Un format qui permet de raconter une histoire

Lancer un défi à Mcfly et Carlito est un choix d’une efficacité redoutable. Si Mcfly et Carlito avaient sorti une vidéo hors contexte à la demande du gouvernement pour faire passer des informations de santé publique, même s’ils avaient insisté sur le fait que c’est pour le bien du plus grand nombre, l’impact de cette vidéo aurait été moindre et elle serait passée inaperçue aux yeux et aux oreilles de ceux qui ne les connaissaient pas.

Les défis ont l’avantage de créer un effet d’attente chez les spectateurs et permettent de raconter une histoire. Les deux youtubeurs sont les héros de cette histoire et Emmanuel Macron joue le rôle du Grand Manitou comme le suggère l’image iconique de la vidéo où le défi est relevé.

L’objet de leur quête est d’entrer à l’Élysée rencontrer le président, pour cela, ils doivent surmonter un certain nombre d’épreuves : créer un contenu vidéo pour rappeler l’importance des gestes barrières et cette vidéo doit être suffisamment intéressante pour être vue par dix millions de personnes. Ce qui rend le défi génial c’est que l’épreuve qualifiante ne peut être effectuée par les héros seuls. Ils ont besoin d’alliés, ces alliés sont les spectateurs. Non seulement, nous faisons partie de l’histoire, mais notre participation rend possible le happy end. C’est la raison pour laquelle beaucoup ont suivi de près l’aventure en vérifiant souvent le nombre de vues.

Un mauvais calendrier ?

Beaucoup accusent Emmanuel Macron de se servir des gestes barrières comme prétexte pour s’adresser à un public plus jeune en vue de sa réélection. La stratégie de communication fait des gorges chaudes : les admirateurs et les détracteurs s’écharpent au détriment du message principal.
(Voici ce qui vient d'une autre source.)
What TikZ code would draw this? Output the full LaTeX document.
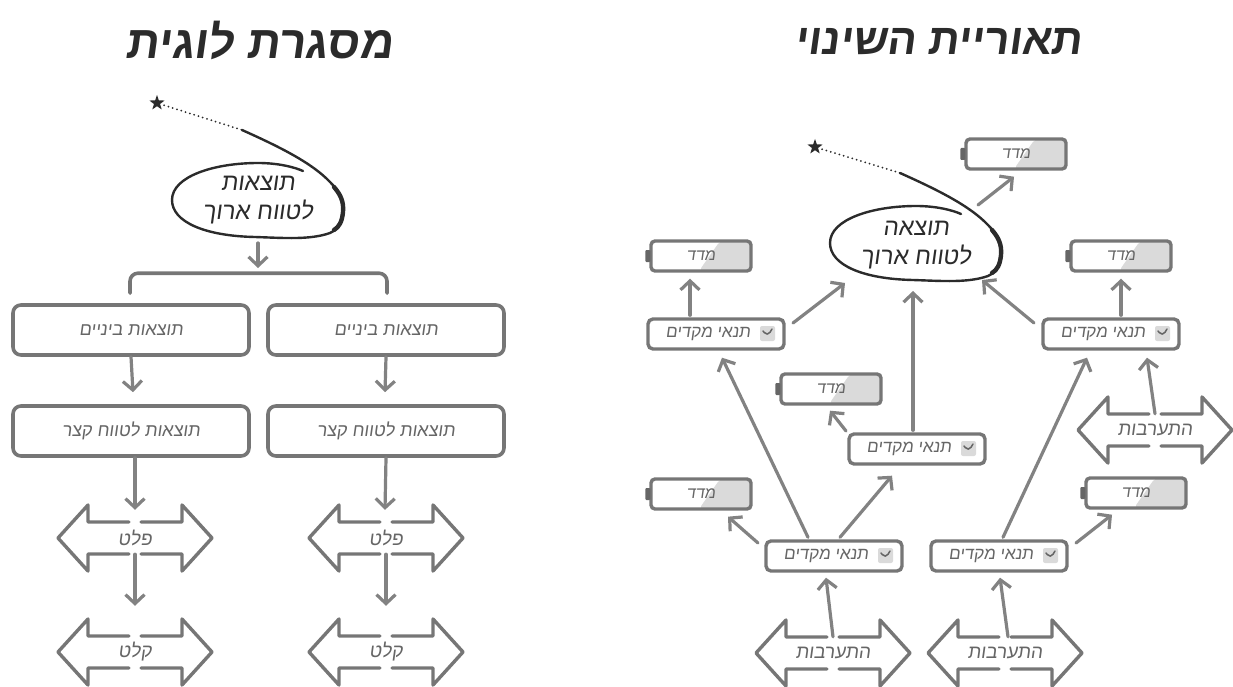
\documentclass[tikz,border=0pt]{standalone}
\usepackage{fontspec}
\newfontfamily\hebfont[Script=Hebrew,FakeSlant=0.14]{Liberation Sans}
\TeXXeTstate=1
\usetikzlibrary{arrows.meta,shapes.geometric,calc}
\newcommand{\rl}[1]{\beginR#1\endR}
\definecolor{ink}{HTML}{2B2B2B}
\definecolor{linegray}{HTML}{767676}
\definecolor{arrgray}{HTML}{828282}
\definecolor{txtgray}{HTML}{666666}
\definecolor{shadegray}{HTML}{DADADA}
\definecolor{nubgray}{HTML}{666666}

% hand-drawn loop around a goal, start point at the origin of the scope
\newcommand{\goalloop}{%
  \draw[loopline] (242,130) .. controls (280,147) and (312,163) .. (330,182)
    .. controls (339,191) and (344,200) .. (343,212)
    .. controls (342,224) and (338,229) .. (330,233)
    .. controls (310,240) and (285,238) .. (255,237)
    .. controls (205,236) and (172,222) .. (172,200)
    .. controls (172,176) and (215,163) .. (258,163)
    .. controls (278,163) and (294,167) .. (303,171);
  \draw[loopline, line width=4.4pt] (334,187)
    .. controls (340,194) and (344,201) .. (343,212)
    .. controls (342,222) and (339,227) .. (334,230);
}

% double-headed block arrow with gaps at top and bottom centre
\newcommand{\dblarrow}[4]{%
  \node[dbltext] (#1) at (#2,#3) {\rl{#4}};
  \begin{scope}[shift={(#2,#3)}]
    \draw[dblline] (-6,-16) -- (-47,-16) -- (-47,-33) -- (-77,0) -- (-47,33) -- (-47,16) -- (-6,16);
    \draw[dblline] (6,-16) -- (47,-16) -- (47,-33) -- (77,0) -- (47,33) -- (47,16) -- (6,16);
  \end{scope}
}

\begin{document}
\begin{tikzpicture}[x=1pt,y=-1pt,
  title/.style={font=\hebfont\bfseries\fontsize{46}{52}\selectfont, text=ink, inner sep=0pt},
  goaltext/.style={font=\hebfont\fontsize{24}{29}\selectfont, text=ink, align=center,
    ellipse, minimum width=172pt, minimum height=74pt, inner sep=0pt},
  bigbox/.style={draw=linegray, line width=3.6pt, rounded corners=8pt, fill=white,
    minimum width=236pt, minimum height=50pt, inner sep=0pt,
    font=\hebfont\fontsize{18}{20}\selectfont, text=txtgray},
  precond/.style={draw=linegray, line width=3.4pt, rounded corners=5pt, fill=white,
    minimum width=136pt, minimum height=30pt, inner sep=0pt,
    font=\hebfont\fontsize{17}{20}\selectfont, text=txtgray,
    path picture={
      \coordinate (ic) at ([shift={(-24,-8)}]path picture bounding box.east);
      \fill[shadegray, rounded corners=2pt] (ic) rectangle ++(15,15);
      \draw[nubgray, line width=1.5pt, line cap=round, line join=round]
        ([shift={(3,5)}]ic) -- ([shift={(7.5,10.5)}]ic) -- ([shift={(12,3)}]ic);
    }},
  indic/.style={draw=linegray, line width=3.4pt, rounded corners=4pt, fill=white,
    minimum width=100pt, minimum height=30pt, inner sep=0pt,
    font=\hebfont\fontsize{16}{18}\selectfont, text=txtgray,
    path picture={
      \fill[shadegray] ([shift={(-31,0)}]path picture bounding box.north east)
        -- (path picture bounding box.north east)
        -- (path picture bounding box.south east)
        -- ([shift={(-52,0)}]path picture bounding box.south east) -- cycle;
    }},
  dbltext/.style={minimum width=154pt, minimum height=32pt, inner sep=0pt,
    font=\hebfont\fontsize{19}{22}\selectfont, text=txtgray},
  dblline/.style={draw=linegray, line width=3.4pt, line join=round, line cap=round},
  arr/.style={draw=arrgray, line width=3.2pt, line cap=round,
    -{Straight Barb[length=9pt,width=19pt]}},
  bracket/.style={draw=linegray, line width=3.6pt, rounded corners=8pt, line cap=round},
  loopline/.style={draw=ink, line width=2.4pt, line cap=round},
  dots/.style={draw=ink, line width=2pt, line cap=round, dash pattern=on 0pt off 4.5pt},
  starmark/.style={star, star points=5, star point ratio=2.5, fill=ink,
    minimum size=16pt, inner sep=0pt},
]
\useasboundingbox (0,0) rectangle (1233,687);

% ---------- titles ----------
\node[title] (t1) at (259,40) {\rl{מסגרת לוגית}};
\node[title, font=\hebfont\bfseries\fontsize{43}{49}\selectfont] (t2) at (938,42) {\rl{תאוריית השינוי}};

% ---------- logical framework ----------
\node[starmark] (s1) at (157,103) {};
\coordinate (g1a) at (242,130);
\draw[dots, shorten <=4pt] (s1) -- (g1a);
\goalloop
\node[goaltext] (g1) at (258,200) {\rl{תוצאות}\\\rl{לטווח ארוך}};

\node[bigbox] (im1) at (131,330) {\rl{תוצאות ביניים}};
\node[bigbox] (im2) at (386,330) {\rl{תוצאות ביניים}};
\node[bigbox] (st1) at (131,431) {\rl{תוצאות לטווח קצר}};
\node[bigbox] (st2) at (386,431) {\rl{תוצאות לטווח קצר}};

\coordinate (brk) at (258,274);
\draw[arr] ([shift={(0,43)}]g1.center) -- ([shift={(0,-6)}]brk);
\draw[bracket] ([shift={(-1,-10)}]im1.north) -- ([shift={(-1,-30)}]im1.north)
  -- ([shift={(1,-30)}]im2.north) -- ([shift={(1,-10)}]im2.north);

\dblarrow{out1}{135}{538}{פלט}
\dblarrow{out2}{386}{538}{פלט}
\dblarrow{in1}{135}{652}{קלט}
\dblarrow{in2}{386}{652}{קלט}

\draw[arr] (im1.south) -- ([shift={(2,-12)}]st1.north);
\draw[arr] (im2.south) -- ([shift={(-1,-12)}]st2.north);
\draw[arr] ([shift={(4,0)}]st1.south) -- ([shift={(0,-12)}]out1.north);
\draw[arr] (st2.south) -- ([shift={(-1,-12)}]out2.north);
\draw[arr] (out1.south) -- ([shift={(0,-30)}]in1.north);
\draw[arr] (out2.south) -- ([shift={(0,-30)}]in2.north);

% ---------- theory of change ----------
\node[starmark] (s2) at (815,147) {};
\coordinate (g2a) at (900,173);
\draw[dots, shorten <=4pt] (s2) -- (g2a);
\begin{scope}[shift={(658,43)}]
  \goalloop
\end{scope}
\node[goaltext] (g2) at (916,245) {\rl{תוצאה}\\\rl{לטווח ארוך}};

\node[indic] (iTop) at (1016,154) {\rl{מדד}};
\node[indic] (iA) at (701,256) {\rl{מדד}};
\node[indic] (iB) at (1121,256) {\rl{מדד}};
\node[indic] (iM) at (831,389) {\rl{מדד}};
\node[indic] (iD) at (701,494) {\rl{מדד}};
\node[indic] (iE) at (1136,493) {\rl{מדד}};
\foreach \n in {iTop,iA,iB,iM,iD,iE}
  \fill[nubgray, rounded corners=1pt] ([shift={(-4,-6)}]\n.west) rectangle ([shift={(1,6)}]\n.west);

\node[precond] (pA) at (716,334) {\rl{תנאי מקדים}\hspace*{16pt}};
\node[precond] (pB) at (1111,334) {\rl{תנאי מקדים}\hspace*{16pt}};
\node[precond] (pC) at (917,449) {\rl{תנאי מקדים}\hspace*{16pt}};
\node[precond] (pD) at (834,556) {\rl{תנאי מקדים}\hspace*{16pt}};
\node[precond] (pE) at (999,556) {\rl{תנאי מקדים}\hspace*{16pt}};

\dblarrow{intR}{1155}{430}{התערבות}
\dblarrow{intL}{833}{653}{התערבות}
\dblarrow{intM}{1005}{653}{התערבות}

\draw[arr] ([shift={(62,-40)}]g2.center) -- ([shift={(-2,6)}]iTop.south);
\draw[arr] ([shift={(-26,-2)}]pA.north) -- ([shift={(-11,6)}]iA.south);
\draw[arr] ([shift={(77,-11)}]pA.center) -- ([shift={(-71,38)}]g2.center);
\draw[arr] ([shift={(-4,-2)}]pC.north) -- ([shift={(-3,46)}]g2.center);
\draw[arr] ([shift={(-77,-11)}]pB.center) -- ([shift={(66,35)}]g2.center);
\draw[arr] ([shift={(10,-2)}]pB.north) -- ([shift={(0,6)}]iB.south);
\draw[arr] ([shift={(-76,-13)}]pD.center) -- ([shift={(27,6)}]iD.south);
\draw[arr] ([shift={(-26,-2)}]pD.north) -- ([shift={(6,7)}]pA.south);
\draw[arr] ([shift={(6,-2)}]pD.north) -- ([shift={(-25,10)}]pC.south);
\draw[arr] ([shift={(-71,-18)}]pC.center) -- ([shift={(-1,5)}]iM.south);
\draw[arr] ([shift={(4,-2)}]pE.north) -- ([shift={(-24,7)}]pB.south);
\draw[arr] ([shift={(77,-13)}]pE.center) -- ([shift={(-24,5)}]iE.south);
\draw[arr] (intR.north) -- ([shift={(36,7)}]pB.south);
\draw[arr] (intL.north) -- ([shift={(-8,5)}]pD.south);
\draw[arr] ([shift={(3,0)}]intM.north) -- ([shift={(1,5)}]pE.south);

\end{tikzpicture}
\end{document}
Il n’est pas sûr que le public de Mcfly et Carlito soit plus attentif à ces fameux gestes salutaires, en revanche, ils ont parlé à un public qui dépasse largement leur communauté.

Peut-être a-t-il voulu en réalité influencer les élections régionales pour s’assurer qu’En Marche ait des résultats honorables ? Peut-être est-ce une manière de détourner l’attention de l’opinion publique de la question clivante de l’islamo-gauchisme ? Peut-être que son équipe de communication digitale n’avait tout simplement pas anticipé une telle réactivité de la part de Mcfly et Carlito dans l’élaboration de leur vidéo, peut-être s’attendaient-ils encore moins à ce que l’objectif soit atteint en seulement deux jours ? Je n’ai pas de réponse satisfaisante à cette question de calendrier.

A supposer que cette campagne de communication ait été pensée pour qu’Emmanuel Macron gagne en popularité en vue d’une réélection en 2022, pourquoi la faire maintenant ? N’aurait-il pas été plus stratégique de la faire plus tard afin que les retombées positives influencent directement le choix des électeurs ? Comme Victor Ferry le fait remarquer, le moment est mal choisi. En revanche, je ne crois pas que l’Élysée devrait repousser le moment de la réalisation de la vidéo-trophée pour compenser cette communication qui a eu lieu trop tôt. Faire attendre trop longtemps les spectateurs risque de les lasser étant donné la vitesse à laquelle un sujet d’actualité en remplace un autre, ou bien, après avoir beaucoup attendu, le degré d’exigence sera trop élevé (le risque de déception également) et la vidéo aura intérêt à être exceptionnelle alors que si elle sort au bout de deux semaines, le public sera plus tolérant.

Une pluie de critiques

Si on peut reconnaître à cette initiative l(avantage d’avoir beaucoup fait parler d’elle, elle n’est pas exempte de critiques. Certains reprochent à Emmanuel Macron de ternir l’image présidentielle. Il n’incarnerait pas le chef de l’État plein de gravité, se livrant à des loisirs nobles, fréquentant des personnes sérieuses et communicant de manière traditionnelle, sans extravagance. Le contraste avec Mcfly et Carlito, symboles du rire et de la légèreté, serait trop important : la figure présidentielle en pâtirait. Cette critique ne concerne pas seulement le président de la République, d’autres personnalités politiques ont pleinement conscience du fait que les réseaux sociaux ont leur revers et préfèrent ne pas prendre le risque de faire un faux pas, renonçant ainsi à des canaux d’influence très importants.

N’en déplaise à ceux qui critiquent, le monde change, de nouveaux canaux de communication apparaissent et mépriser la communication digitale est une erreur. Blâmer une communication pour la seule raison qu’elle est moderne c’est passer pour un rabat-joie et un réactionnaire qui s’oppose à toute forme de progrès et qui est rassuré par l’éternelle répétition du même, bref, tout le contraire des valeurs qu’essaie de véhiculer En Marche.